* Description of the task *
Retype the lines beneath this one, from the first through the line containing "dust = [991, 941, 1021, 905, 911, 808, 699, 585, 524]". Pictures are left out.

[Dataset rows]
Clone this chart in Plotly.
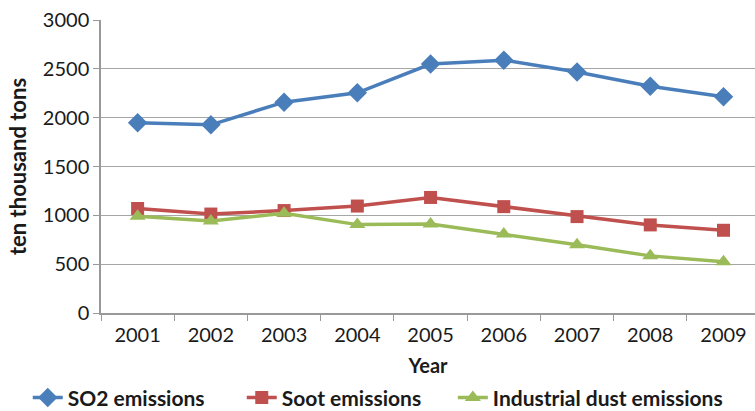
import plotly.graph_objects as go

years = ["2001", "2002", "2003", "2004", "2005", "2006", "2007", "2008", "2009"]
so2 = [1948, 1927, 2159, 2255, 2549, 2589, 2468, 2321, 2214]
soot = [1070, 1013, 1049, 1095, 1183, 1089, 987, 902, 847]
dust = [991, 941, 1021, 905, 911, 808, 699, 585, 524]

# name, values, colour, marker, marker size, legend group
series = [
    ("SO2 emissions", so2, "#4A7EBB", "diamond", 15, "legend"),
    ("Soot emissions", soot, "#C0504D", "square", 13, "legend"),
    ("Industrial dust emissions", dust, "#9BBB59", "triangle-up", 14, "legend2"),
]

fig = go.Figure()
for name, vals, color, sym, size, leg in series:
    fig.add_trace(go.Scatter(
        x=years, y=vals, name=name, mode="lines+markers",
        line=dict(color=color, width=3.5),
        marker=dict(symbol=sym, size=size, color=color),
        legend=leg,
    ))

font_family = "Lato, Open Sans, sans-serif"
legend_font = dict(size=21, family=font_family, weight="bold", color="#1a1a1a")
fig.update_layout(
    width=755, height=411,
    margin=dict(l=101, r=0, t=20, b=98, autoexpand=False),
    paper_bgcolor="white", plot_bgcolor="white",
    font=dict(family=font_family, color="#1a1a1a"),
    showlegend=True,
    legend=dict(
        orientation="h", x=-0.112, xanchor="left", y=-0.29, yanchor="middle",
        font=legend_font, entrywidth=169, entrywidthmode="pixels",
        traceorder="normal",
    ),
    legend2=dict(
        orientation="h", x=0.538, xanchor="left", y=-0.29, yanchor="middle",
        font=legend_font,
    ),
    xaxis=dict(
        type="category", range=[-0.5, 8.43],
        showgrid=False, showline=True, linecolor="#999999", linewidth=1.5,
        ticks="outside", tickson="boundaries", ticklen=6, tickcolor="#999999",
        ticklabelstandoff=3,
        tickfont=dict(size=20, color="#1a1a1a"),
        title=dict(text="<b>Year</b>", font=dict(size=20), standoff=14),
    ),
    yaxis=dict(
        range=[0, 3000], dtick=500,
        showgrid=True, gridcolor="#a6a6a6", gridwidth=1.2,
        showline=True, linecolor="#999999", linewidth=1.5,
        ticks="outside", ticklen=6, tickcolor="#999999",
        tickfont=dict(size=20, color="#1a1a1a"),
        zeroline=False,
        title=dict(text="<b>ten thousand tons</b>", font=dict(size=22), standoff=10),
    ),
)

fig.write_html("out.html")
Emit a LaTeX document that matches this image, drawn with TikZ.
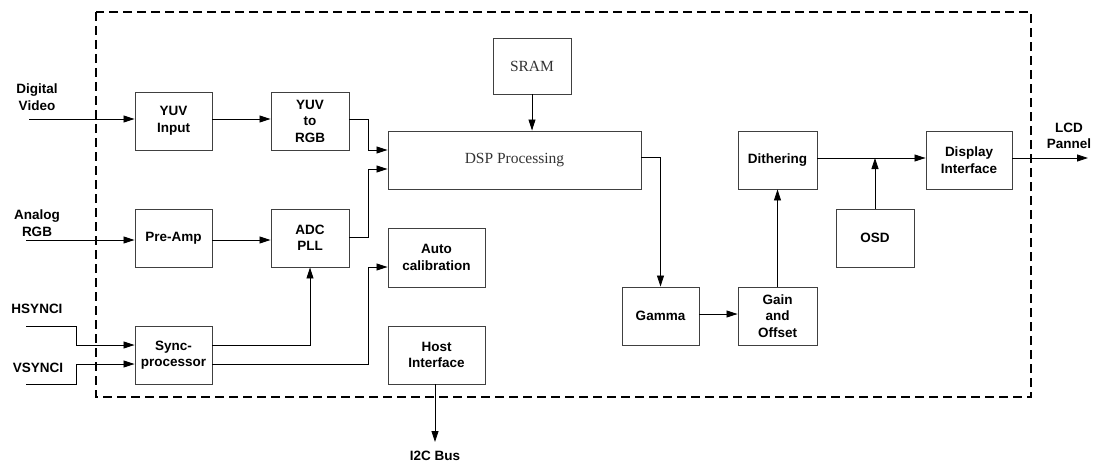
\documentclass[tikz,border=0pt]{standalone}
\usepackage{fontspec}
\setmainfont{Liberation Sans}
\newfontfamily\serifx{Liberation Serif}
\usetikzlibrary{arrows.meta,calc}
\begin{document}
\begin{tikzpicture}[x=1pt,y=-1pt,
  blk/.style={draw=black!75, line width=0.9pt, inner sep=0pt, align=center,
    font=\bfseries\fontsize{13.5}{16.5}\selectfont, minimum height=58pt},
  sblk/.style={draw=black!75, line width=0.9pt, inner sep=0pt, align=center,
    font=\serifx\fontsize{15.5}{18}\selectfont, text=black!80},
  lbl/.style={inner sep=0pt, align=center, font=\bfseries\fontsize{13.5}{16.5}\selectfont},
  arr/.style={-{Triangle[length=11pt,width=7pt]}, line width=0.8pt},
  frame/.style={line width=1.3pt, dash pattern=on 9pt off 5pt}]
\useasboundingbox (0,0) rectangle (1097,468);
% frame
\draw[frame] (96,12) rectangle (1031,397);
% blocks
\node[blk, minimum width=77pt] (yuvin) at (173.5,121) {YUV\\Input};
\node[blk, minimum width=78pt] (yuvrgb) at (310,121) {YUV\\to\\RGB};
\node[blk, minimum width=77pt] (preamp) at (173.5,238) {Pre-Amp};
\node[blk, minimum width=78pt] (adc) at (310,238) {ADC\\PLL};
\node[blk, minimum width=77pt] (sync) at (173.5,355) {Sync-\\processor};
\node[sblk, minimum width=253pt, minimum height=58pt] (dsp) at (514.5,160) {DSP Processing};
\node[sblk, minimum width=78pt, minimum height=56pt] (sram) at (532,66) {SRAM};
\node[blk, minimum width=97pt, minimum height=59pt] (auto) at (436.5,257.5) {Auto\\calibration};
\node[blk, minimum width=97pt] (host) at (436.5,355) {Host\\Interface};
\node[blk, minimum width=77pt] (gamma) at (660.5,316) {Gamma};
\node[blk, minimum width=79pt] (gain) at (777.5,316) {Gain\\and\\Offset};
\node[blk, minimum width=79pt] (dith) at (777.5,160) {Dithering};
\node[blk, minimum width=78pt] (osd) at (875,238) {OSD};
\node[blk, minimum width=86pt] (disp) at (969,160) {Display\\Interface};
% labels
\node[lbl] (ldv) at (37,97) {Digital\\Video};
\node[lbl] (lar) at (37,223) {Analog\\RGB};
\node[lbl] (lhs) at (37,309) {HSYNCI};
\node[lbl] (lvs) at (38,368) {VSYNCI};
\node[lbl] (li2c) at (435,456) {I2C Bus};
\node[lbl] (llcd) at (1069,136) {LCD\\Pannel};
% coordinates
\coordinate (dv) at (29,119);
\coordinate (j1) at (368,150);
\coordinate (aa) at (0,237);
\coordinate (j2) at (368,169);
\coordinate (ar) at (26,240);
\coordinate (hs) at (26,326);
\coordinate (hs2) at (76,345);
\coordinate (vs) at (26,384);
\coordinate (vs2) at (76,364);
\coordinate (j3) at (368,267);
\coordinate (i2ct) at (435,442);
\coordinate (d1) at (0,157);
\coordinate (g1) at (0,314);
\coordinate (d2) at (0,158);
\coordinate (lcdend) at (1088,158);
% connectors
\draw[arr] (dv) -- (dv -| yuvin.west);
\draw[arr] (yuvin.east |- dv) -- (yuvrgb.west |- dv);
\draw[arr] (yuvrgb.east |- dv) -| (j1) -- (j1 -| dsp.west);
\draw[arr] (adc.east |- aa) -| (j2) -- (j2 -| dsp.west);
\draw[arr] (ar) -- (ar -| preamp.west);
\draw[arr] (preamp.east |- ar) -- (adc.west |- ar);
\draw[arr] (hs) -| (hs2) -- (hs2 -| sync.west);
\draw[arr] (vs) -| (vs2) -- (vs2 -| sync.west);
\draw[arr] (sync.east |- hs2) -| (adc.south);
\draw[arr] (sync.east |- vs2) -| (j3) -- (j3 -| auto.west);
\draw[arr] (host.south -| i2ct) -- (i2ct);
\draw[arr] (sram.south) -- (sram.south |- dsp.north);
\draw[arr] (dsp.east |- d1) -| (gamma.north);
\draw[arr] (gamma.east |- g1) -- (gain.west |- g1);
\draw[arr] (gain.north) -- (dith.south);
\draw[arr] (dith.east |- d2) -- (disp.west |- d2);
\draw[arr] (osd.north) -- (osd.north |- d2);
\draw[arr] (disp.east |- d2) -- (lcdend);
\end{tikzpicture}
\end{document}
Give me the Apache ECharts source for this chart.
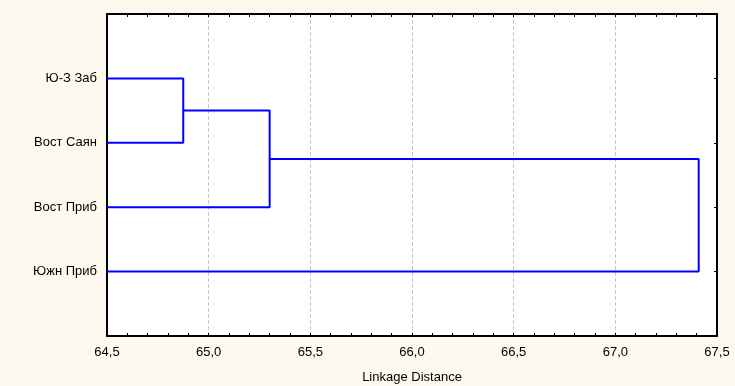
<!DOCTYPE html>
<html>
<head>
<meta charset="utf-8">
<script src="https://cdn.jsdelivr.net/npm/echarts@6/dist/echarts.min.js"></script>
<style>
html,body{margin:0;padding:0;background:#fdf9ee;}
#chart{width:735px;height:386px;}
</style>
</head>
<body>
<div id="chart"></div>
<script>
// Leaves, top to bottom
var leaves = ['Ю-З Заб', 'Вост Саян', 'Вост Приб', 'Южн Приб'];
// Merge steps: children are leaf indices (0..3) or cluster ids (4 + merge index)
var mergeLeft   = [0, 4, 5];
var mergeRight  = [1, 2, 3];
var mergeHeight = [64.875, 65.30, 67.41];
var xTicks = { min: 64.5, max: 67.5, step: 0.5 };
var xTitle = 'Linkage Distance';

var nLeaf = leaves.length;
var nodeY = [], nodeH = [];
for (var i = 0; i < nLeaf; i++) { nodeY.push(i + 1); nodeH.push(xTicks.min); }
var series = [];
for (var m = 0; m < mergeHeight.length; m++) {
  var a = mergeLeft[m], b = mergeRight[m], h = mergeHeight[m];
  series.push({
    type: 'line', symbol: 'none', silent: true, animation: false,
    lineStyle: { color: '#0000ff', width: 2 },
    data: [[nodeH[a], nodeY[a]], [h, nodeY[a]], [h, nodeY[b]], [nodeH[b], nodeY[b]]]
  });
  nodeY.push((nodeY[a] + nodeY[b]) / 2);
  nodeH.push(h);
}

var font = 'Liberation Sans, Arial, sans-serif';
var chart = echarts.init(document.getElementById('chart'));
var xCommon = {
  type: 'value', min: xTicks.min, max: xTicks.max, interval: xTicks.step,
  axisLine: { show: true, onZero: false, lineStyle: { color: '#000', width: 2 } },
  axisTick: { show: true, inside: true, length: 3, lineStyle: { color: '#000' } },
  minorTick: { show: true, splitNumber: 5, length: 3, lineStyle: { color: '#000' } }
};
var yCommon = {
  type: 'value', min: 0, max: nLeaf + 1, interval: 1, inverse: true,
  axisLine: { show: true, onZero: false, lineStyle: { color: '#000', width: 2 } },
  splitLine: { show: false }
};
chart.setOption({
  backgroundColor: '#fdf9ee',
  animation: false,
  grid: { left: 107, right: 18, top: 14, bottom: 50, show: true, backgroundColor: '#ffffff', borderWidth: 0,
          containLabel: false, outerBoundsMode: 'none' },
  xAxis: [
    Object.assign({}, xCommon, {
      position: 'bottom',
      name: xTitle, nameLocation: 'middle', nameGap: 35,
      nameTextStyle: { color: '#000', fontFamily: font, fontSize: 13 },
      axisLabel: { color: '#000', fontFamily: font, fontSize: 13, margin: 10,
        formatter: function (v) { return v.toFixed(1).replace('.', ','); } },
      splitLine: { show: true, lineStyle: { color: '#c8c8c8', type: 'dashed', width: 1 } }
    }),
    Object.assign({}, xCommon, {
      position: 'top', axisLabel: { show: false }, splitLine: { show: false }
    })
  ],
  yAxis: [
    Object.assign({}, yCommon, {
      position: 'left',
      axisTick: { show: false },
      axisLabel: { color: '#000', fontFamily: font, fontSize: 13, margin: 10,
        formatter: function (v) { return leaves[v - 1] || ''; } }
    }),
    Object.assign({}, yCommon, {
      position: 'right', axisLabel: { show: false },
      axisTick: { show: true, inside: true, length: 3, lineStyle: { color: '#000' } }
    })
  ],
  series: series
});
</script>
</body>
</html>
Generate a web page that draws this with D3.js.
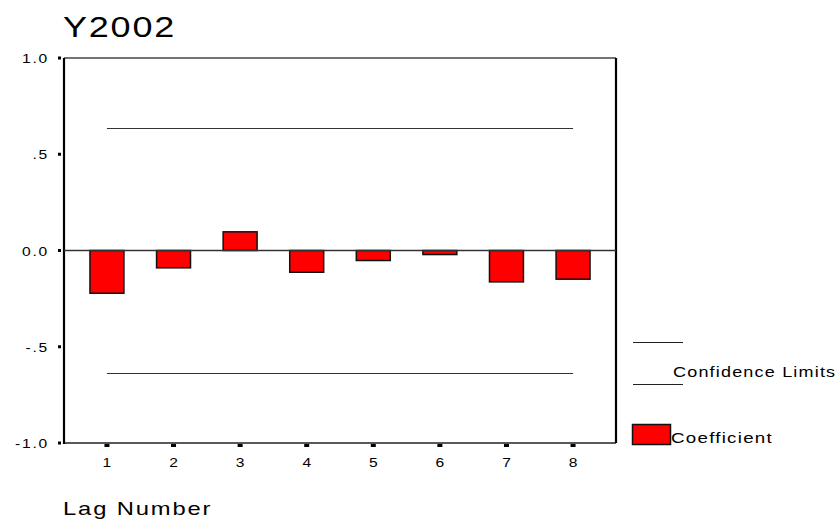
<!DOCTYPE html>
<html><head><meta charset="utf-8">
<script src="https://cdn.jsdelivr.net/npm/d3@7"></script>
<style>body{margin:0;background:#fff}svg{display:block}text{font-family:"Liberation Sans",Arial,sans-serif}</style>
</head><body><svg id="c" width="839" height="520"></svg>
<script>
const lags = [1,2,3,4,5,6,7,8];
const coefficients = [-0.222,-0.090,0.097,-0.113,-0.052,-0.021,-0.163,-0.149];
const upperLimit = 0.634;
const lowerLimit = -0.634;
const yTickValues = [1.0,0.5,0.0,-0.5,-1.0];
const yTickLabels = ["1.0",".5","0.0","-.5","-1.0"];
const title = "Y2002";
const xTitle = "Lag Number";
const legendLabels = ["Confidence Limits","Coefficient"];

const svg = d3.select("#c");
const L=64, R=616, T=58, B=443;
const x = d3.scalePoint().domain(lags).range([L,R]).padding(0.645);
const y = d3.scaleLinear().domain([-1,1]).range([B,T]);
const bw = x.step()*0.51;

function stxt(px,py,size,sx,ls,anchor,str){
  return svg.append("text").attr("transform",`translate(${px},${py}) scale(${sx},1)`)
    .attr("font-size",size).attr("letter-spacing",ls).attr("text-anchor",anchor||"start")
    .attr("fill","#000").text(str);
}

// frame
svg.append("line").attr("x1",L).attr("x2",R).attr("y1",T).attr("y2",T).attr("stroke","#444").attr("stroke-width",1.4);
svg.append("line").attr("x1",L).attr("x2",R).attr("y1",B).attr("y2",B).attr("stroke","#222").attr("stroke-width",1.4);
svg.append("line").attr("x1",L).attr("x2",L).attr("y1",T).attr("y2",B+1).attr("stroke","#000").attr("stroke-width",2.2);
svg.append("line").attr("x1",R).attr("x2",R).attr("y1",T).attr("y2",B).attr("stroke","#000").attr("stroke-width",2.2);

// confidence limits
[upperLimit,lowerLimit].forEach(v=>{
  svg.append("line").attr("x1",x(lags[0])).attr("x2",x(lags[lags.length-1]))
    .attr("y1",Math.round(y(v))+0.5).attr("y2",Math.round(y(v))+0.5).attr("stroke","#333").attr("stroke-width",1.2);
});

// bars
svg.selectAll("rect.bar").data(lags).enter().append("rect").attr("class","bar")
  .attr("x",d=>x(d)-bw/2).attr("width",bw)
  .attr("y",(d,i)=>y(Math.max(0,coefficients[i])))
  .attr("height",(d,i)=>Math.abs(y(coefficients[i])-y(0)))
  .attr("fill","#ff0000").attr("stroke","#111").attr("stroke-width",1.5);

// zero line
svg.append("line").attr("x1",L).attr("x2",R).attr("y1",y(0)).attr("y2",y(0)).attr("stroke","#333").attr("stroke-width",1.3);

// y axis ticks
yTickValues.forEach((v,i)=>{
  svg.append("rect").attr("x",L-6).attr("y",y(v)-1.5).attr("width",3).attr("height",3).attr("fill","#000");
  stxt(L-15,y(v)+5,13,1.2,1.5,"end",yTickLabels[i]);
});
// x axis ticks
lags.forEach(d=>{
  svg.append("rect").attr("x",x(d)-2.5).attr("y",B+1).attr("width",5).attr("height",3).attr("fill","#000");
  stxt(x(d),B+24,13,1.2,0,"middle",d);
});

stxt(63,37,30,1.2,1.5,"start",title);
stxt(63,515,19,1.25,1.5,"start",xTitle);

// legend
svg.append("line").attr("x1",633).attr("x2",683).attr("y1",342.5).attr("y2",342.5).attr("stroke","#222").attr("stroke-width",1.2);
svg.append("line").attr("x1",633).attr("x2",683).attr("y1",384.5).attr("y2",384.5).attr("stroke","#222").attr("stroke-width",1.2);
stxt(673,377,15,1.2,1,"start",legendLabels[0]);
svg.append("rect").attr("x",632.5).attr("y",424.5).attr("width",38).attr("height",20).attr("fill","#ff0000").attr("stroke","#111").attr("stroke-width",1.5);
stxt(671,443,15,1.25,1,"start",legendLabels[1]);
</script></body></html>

* The result *
Clone this chart in Plotly.
import plotly.graph_objects as go

years = ["2001", "2002", "2003", "2004", "2005", "2006", "2007", "2008", "2009"]
so2 = [1948, 1927, 2159, 2255, 2549, 2589, 2468, 2321, 2214]
soot = [1070, 1013, 1049, 1095, 1183, 1089, 987, 902, 847]
dust = [991, 941, 1021, 905, 911, 808, 699, 585, 524]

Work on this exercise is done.